De acordo com o Observatório da Emigração, cerca de 60 000 Portugueses emigraram em 2021, um número que sobe para 71 000 nas estatísticas da Pordata. Aliás, se somarmos os fluxos para o exterior da última década (2013-2022), a maior base de dados nacional contabiliza mais de 900 000 partidas. A tendência parece não esmorecer, como corroboram os resultados de uma recente sondagem (Aximage, 2023), segundo a qual 53% dos jovens portugueses admite instalar-se fora do país, enquanto 19% tem dúvidas quanto a essa questão. Por outras palavras, apenas um quarto dos jovens não equaciona de todo emigrar. Ainda há tempos cruzei com uma ex-aluna que me dizia estar de malas feitas para os Países Baixos. Verdade seja dita, somos useiros e vezeiros em lidar com tais paradoxos.

A instabilidade financeira e a crise da habitação vieram recentemente revigorar uma corrente migratória centenária qu’Eça de Queirós designava como “força civilizadora” (1874), mas Oliveira Martins já caraterizava como “sinal da nossa prostituição económica e política” (1891). Nem de propósito, os números do Banco de Portugal revelam que no primeiro semestre de 2023, a diáspora enviou para o país de origem quase 2 000 milhões de euros em remessas, ou seja, mais de 11 milhões por dia, números sobre os quais os nossos governantes não têm tanto por hábito comunicar. Os baixos salários e a subida do custo de vida em geral exacerbam uma crise endémica que nem a “pipa de massa” vinda da União Europeia consegue disfarçar. Em média, os nossos jovens apenas conseguem sair da casa dos pais por volta dos 30 anos. Para um país assim tão “competitivo”, dá que pensar.

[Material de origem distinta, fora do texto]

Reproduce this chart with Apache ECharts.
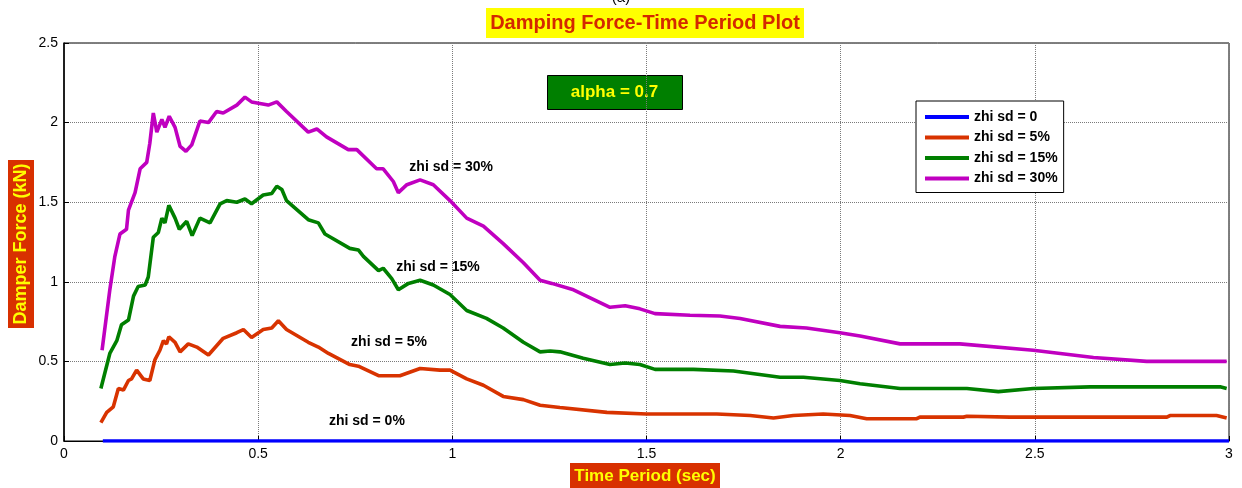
<!DOCTYPE html>
<html>
<head>
<meta charset="utf-8">
<script src="https://cdn.jsdelivr.net/npm/echarts@6/dist/echarts.min.js"></script>
<style>
html,body{margin:0;padding:0;background:#fff;}
#c{width:1242px;height:488px;}
</style>
</head>
<body>
<div id="c"></div>
<script>
// ---- data ----
const xTicks = [0, 0.5, 1, 1.5, 2, 2.5, 3];
const yTicks = [0, 0.5, 1, 1.5, 2, 2.5];
const seriesNames = ['zhi sd = 0', 'zhi sd = 5%', 'zhi sd = 15%', 'zhi sd = 30%'];

const t0 = [0.1, 3.0];
const y0 = [0, 0];

const t5 = [0.095,0.110,0.127,0.140,0.153,0.166,0.174,0.187,0.204,0.221,0.234,0.247,0.256,0.264,0.270,0.286,0.299,0.320,0.342,0.372,0.410,0.445,0.462,0.483,0.513,0.535,0.552,0.573,0.629,0.655,0.681,0.736,0.758,0.810,0.865,0.917,0.968,0.994,1.037,1.080,1.131,1.183,1.226,1.277,1.398,1.500,1.681,1.767,1.827,1.878,1.955,2.024,2.067,2.196,2.204,2.316,2.325,2.436,2.539,2.840,2.848,2.968,2.994];
const y5 = [0.115,0.18,0.215,0.33,0.32,0.38,0.39,0.445,0.39,0.38,0.51,0.57,0.63,0.61,0.655,0.62,0.56,0.61,0.59,0.54,0.645,0.68,0.70,0.65,0.70,0.71,0.755,0.70,0.62,0.59,0.55,0.48,0.47,0.41,0.41,0.455,0.445,0.445,0.39,0.35,0.28,0.26,0.225,0.21,0.18,0.17,0.17,0.16,0.145,0.16,0.17,0.16,0.14,0.14,0.15,0.15,0.155,0.15,0.15,0.15,0.16,0.16,0.145];

const t15 = [0.095,0.118,0.136,0.148,0.166,0.179,0.191,0.209,0.217,0.230,0.243,0.252,0.260,0.270,0.286,0.297,0.316,0.330,0.350,0.376,0.402,0.419,0.445,0.466,0.483,0.513,0.535,0.548,0.561,0.573,0.629,0.655,0.672,0.736,0.758,0.771,0.810,0.822,0.844,0.861,0.887,0.917,0.951,0.994,1.037,1.088,1.131,1.183,1.226,1.252,1.277,1.337,1.406,1.445,1.483,1.522,1.621,1.724,1.844,1.904,1.998,2.050,2.153,2.325,2.406,2.496,2.642,2.857,2.977,2.994];
const y15 = [0.33,0.55,0.63,0.73,0.76,0.91,0.97,0.98,1.03,1.28,1.31,1.40,1.37,1.48,1.40,1.33,1.38,1.29,1.40,1.37,1.49,1.51,1.50,1.52,1.49,1.545,1.555,1.60,1.58,1.51,1.39,1.37,1.30,1.21,1.20,1.16,1.07,1.085,1.02,0.95,0.99,1.01,0.98,0.92,0.82,0.77,0.71,0.62,0.56,0.565,0.56,0.52,0.48,0.49,0.48,0.45,0.45,0.44,0.40,0.40,0.38,0.36,0.33,0.33,0.31,0.33,0.34,0.34,0.34,0.33];

const t30 = [0.098,0.118,0.131,0.144,0.161,0.166,0.183,0.196,0.213,0.221,0.230,0.239,0.252,0.260,0.271,0.286,0.299,0.314,0.329,0.350,0.372,0.393,0.410,0.445,0.466,0.483,0.526,0.548,0.573,0.629,0.651,0.676,0.732,0.754,0.805,0.822,0.848,0.861,0.883,0.917,0.951,0.994,1.037,1.080,1.131,1.183,1.226,1.256,1.312,1.406,1.445,1.483,1.522,1.612,1.689,1.741,1.844,1.912,1.998,2.050,2.153,2.307,2.496,2.651,2.788,2.994];
const y30 = [0.57,0.95,1.16,1.30,1.33,1.45,1.56,1.71,1.75,1.87,2.06,1.94,2.02,1.97,2.04,1.97,1.85,1.82,1.86,2.01,2.00,2.07,2.06,2.11,2.16,2.13,2.11,2.13,2.07,1.94,1.96,1.91,1.83,1.83,1.71,1.71,1.63,1.56,1.61,1.64,1.61,1.51,1.40,1.35,1.24,1.12,1.01,0.99,0.95,0.84,0.85,0.83,0.80,0.79,0.785,0.77,0.72,0.71,0.68,0.66,0.61,0.61,0.57,0.525,0.50,0.50];

// curve annotations: [t, value, text]
const annotations = [
  [0.997, 1.72, 'zhi sd = 30%'],
  [0.963, 1.09, 'zhi sd = 15%'],
  [0.837, 0.62, 'zhi sd = 5%'],
  [0.78, 0.126, 'zhi sd = 0%']
];

const colors = ['#0000ff', '#d83300', '#007f00', '#c000c0'];
const pairs = (ts, ys) => ts.map((t, i) => [t, ys[i]]);
const allData = [pairs(t0, y0), pairs(t5, y5), pairs(t15, y15), pairs(t30, y30)];

const FONT = '"Liberation Sans", Arial, sans-serif';
const chart = echarts.init(document.getElementById('c'), null, {renderer: 'canvas'});

const series = allData.map((d, i) => ({
  name: seriesNames[i],
  type: 'line',
  data: d,
  showSymbol: false,
  symbol: 'none',
  lineStyle: {width: 3.6, color: colors[i]},
  itemStyle: {color: colors[i]},
  animation: false,
  z: 3 + i
}));

series.push({
  type: 'scatter',
  data: annotations.map(a => ({value: [a[0], a[1]], name: a[2]})),
  symbolSize: 0,
  silent: true,
  itemStyle: {color: '#000', opacity: 1},
  label: {
    show: true, position: 'inside', formatter: p => p.name,
    fontFamily: FONT, fontWeight: 'bold', fontSize: 14, color: '#000', opacity: 1,
    textBorderWidth: 0, textShadowBlur: 0
  },
  animation: false,
  z: 10
});

chart.setOption({
  backgroundColor: '#fff',
  animation: false,
  grid: {left: 64, right: 13, top: 43, bottom: 47, show: true, borderColor: '#000', borderWidth: 1, backgroundColor: 'transparent'},
  xAxis: [{
    type: 'value', min: 0, max: 3, interval: 0.5,
    axisLine: {show: true, lineStyle: {color: '#000', width: 1}},
    axisTick: {show: true, inside: true, length: 5, lineStyle: {color: '#000'}},
    axisLabel: {color: '#000', fontFamily: FONT, fontSize: 14, margin: 6, formatter: v => String(v)},
    splitLine: {show: true, lineStyle: {color: '#7a7a7a', type: [1, 1], width: 1}}
  }],
  yAxis: [{
    type: 'value', min: 0, max: 2.5, interval: 0.5,
    axisLine: {show: true, lineStyle: {color: '#000', width: 1.5}},
    axisTick: {show: true, inside: true, length: 5, lineStyle: {color: '#000'}},
    axisLabel: {color: '#000', fontFamily: FONT, fontSize: 14, margin: 6, formatter: v => String(v)},
    splitLine: {show: true, lineStyle: {color: '#7a7a7a', type: [1, 1], width: 1}}
  }],
  legend: {
    data: seriesNames,
    orient: 'vertical',
    left: 916, top: 101,
    backgroundColor: '#fff',
    borderColor: '#000', borderWidth: 1,
    padding: [9, 6, 7, 9],
    itemWidth: 44, itemHeight: 4,
    itemGap: 6.5,
    icon: 'rect',
    textStyle: {fontFamily: FONT, fontWeight: 'bold', fontSize: 14, color: '#000'}
  },
  graphic: [
    {type: 'text', left: 'center', top: -10, style: {text: '(a)', fontFamily: FONT, fontSize: 15, fill: '#000'}},
    {type: 'group', left: 486, top: 8, children: [
      {type: 'rect', shape: {x: 0, y: 0, width: 318, height: 30}, style: {fill: '#ffff00'}},
      {type: 'text', x: 159, y: 15, style: {text: 'Damping Force-Time Period Plot', fontFamily: FONT, fontWeight: 'bold', fontSize: 20, fill: '#d42800', align: 'center', verticalAlign: 'middle'}}
    ]},
    {type: 'group', left: 547, top: 75, z: 20, children: [
      {type: 'rect', shape: {x: 0, y: 0, width: 135, height: 34}, style: {fill: '#007f00', stroke: '#000', lineWidth: 1}},
      {type: 'text', x: 67, y: 17, style: {text: 'alpha = 0.7', fontFamily: FONT, fontWeight: 'bold', fontSize: 17, fill: '#ffff00', align: 'center', verticalAlign: 'middle'}}
    ]},
    {type: 'group', left: 570, top: 463, children: [
      {type: 'rect', shape: {x: 0, y: 0, width: 150, height: 25}, style: {fill: '#d83000'}},
      {type: 'text', x: 75, y: 13, style: {text: 'Time Period (sec)', fontFamily: FONT, fontWeight: 'bold', fontSize: 17, fill: '#ffff00', align: 'center', verticalAlign: 'middle'}}
    ]},
    {type: 'group', left: 8, top: 160, children: [
      {type: 'rect', shape: {x: 0, y: 0, width: 26, height: 168}, style: {fill: '#d83000'}},
      {type: 'text', x: 13, y: 84, rotation: Math.PI / 2, style: {text: 'Damper Force (kN)', fontFamily: FONT, fontWeight: 'bold', fontSize: 18, fill: '#ffff00', align: 'center', verticalAlign: 'middle'}}
    ]}
  ],
  series: series
});
</script>
</body>
</html>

Quando, em outubro de 2010, percorri pela primeira vez os corredores da Université Blaise Pascal (UBP) – entretanto rebatizada Clermont-Auvergne (UCA) – foi com uma satisfação não dissimulada que regressava à terra que me viu nascer. No entanto, só alguns anos mais tarde – em 2018 se a memória não me atraiçoa – vim a descobrir os laços que uniam a minha história familiar àquela instituição. No início dos anos 1970, já depois de ter calcorreado a França de lés-a-lés nos mais diversos ofícios, meu pai trabalhou alguns meses nos serviços de limpeza desta universidade pública, conseguindo assim “legalizar os papéis”, como então se dizia. Pouco tempo depois, acabaria por ser contratado pela fábrica Michelin – desse período já tenho memórias – onde permaneceu mais de uma década, enquanto minha mãe labutava nas limpezas de uma escola privada.

Esta quinta-feira, cheguei uma vez mais a Clermont-Ferrand para dar um seminário dedicado à análise dos media com alunos oriundos de países diversos. Desde que soube que, há meio século, meu pai percorreu estes mesmos corredores ainda com estatuto de trabalhador ilegal, não mais pude deixar de ter um olhar retrospetivo sobre os nossos percursos. Cada vez que entro no anfiteatro, lembro-me de onde venho. E cada vez que apago a luz ao sair, a quem o devo. E se algumas portas me estão hoje escancaradas, não é certamente em virtude das políticas públicas entretanto desenvolvidas em prol das chamadas comunidades portuguesas.